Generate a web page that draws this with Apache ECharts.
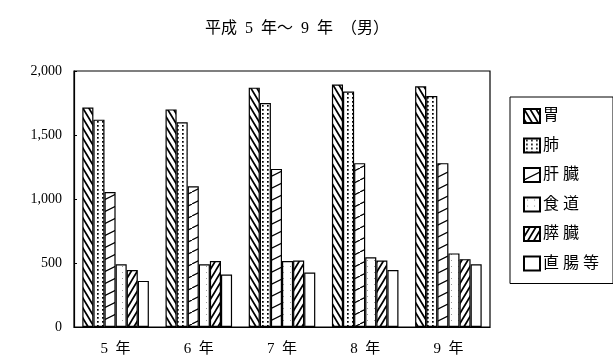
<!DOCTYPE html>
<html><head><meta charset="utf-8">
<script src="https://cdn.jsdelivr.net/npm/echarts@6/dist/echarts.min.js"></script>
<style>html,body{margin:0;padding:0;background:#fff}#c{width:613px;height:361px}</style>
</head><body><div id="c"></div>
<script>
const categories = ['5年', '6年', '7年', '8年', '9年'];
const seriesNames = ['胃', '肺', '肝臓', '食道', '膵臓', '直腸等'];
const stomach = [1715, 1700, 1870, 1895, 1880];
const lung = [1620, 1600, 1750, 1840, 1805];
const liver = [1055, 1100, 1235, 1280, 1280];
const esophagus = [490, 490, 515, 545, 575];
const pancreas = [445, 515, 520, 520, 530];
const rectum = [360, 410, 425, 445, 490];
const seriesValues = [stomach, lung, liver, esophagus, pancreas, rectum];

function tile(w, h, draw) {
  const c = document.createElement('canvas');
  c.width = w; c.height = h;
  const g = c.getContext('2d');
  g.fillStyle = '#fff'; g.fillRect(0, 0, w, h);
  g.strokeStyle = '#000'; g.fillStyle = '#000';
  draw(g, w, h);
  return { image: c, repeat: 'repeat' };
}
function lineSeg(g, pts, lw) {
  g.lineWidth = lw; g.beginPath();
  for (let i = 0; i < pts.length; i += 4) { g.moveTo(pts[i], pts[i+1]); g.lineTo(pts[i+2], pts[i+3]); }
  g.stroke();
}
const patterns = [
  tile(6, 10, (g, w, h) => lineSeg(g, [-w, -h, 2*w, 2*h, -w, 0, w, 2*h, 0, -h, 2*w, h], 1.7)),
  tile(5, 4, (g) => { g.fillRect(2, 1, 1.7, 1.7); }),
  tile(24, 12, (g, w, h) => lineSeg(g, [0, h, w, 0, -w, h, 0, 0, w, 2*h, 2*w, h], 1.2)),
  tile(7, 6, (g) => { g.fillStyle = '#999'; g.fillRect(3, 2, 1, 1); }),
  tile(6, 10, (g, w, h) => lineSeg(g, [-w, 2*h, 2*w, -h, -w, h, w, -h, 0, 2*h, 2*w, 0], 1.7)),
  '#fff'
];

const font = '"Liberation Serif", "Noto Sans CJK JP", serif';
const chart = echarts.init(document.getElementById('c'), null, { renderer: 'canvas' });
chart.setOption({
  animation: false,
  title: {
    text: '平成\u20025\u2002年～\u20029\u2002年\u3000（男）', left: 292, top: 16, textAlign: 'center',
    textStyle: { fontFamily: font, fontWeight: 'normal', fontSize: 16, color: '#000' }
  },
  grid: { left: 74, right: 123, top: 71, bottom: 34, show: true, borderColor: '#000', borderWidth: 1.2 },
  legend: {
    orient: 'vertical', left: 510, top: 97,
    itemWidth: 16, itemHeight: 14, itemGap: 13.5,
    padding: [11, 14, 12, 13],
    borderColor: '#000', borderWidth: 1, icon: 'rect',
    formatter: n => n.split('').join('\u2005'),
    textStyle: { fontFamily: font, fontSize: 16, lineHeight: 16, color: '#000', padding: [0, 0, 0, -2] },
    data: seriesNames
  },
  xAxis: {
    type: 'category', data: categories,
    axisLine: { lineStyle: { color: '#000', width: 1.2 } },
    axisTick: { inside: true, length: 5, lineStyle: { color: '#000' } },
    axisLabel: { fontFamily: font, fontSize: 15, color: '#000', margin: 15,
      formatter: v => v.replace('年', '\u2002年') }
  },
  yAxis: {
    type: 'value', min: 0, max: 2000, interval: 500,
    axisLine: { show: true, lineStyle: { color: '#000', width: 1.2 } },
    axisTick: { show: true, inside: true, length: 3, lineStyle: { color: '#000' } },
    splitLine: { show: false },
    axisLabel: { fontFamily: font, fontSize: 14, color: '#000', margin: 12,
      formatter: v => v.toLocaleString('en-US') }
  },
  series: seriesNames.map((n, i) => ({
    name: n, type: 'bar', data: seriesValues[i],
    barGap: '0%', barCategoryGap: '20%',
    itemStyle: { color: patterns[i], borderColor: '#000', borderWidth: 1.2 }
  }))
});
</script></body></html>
# # # #
Extract the lines exactly, please: the first line of the listing, the line with "esophagus, pancreas, rectum];", and every line between them, but no pictures.

Task result:
Generate a web page that draws this with Apache ECharts.
<!DOCTYPE html>
<html><head><meta charset="utf-8">
<script src="https://cdn.jsdelivr.net/npm/echarts@6/dist/echarts.min.js"></script>
<style>html,body{margin:0;padding:0;background:#fff}#c{width:613px;height:361px}</style>
</head><body><div id="c"></div>
<script>
const categories = ['5年', '6年', '7年', '8年', '9年'];
const seriesNames = ['胃', '肺', '肝臓', '食道', '膵臓', '直腸等'];
const stomach = [1715, 1700, 1870, 1895, 1880];
const lung = [1620, 1600, 1750, 1840, 1805];
const liver = [1055, 1100, 1235, 1280, 1280];
const esophagus = [490, 490, 515, 545, 575];
const pancreas = [445, 515, 520, 520, 530];
const rectum = [360, 410, 425, 445, 490];
const seriesValues = [stomach, lung, liver, esophagus, pancreas, rectum];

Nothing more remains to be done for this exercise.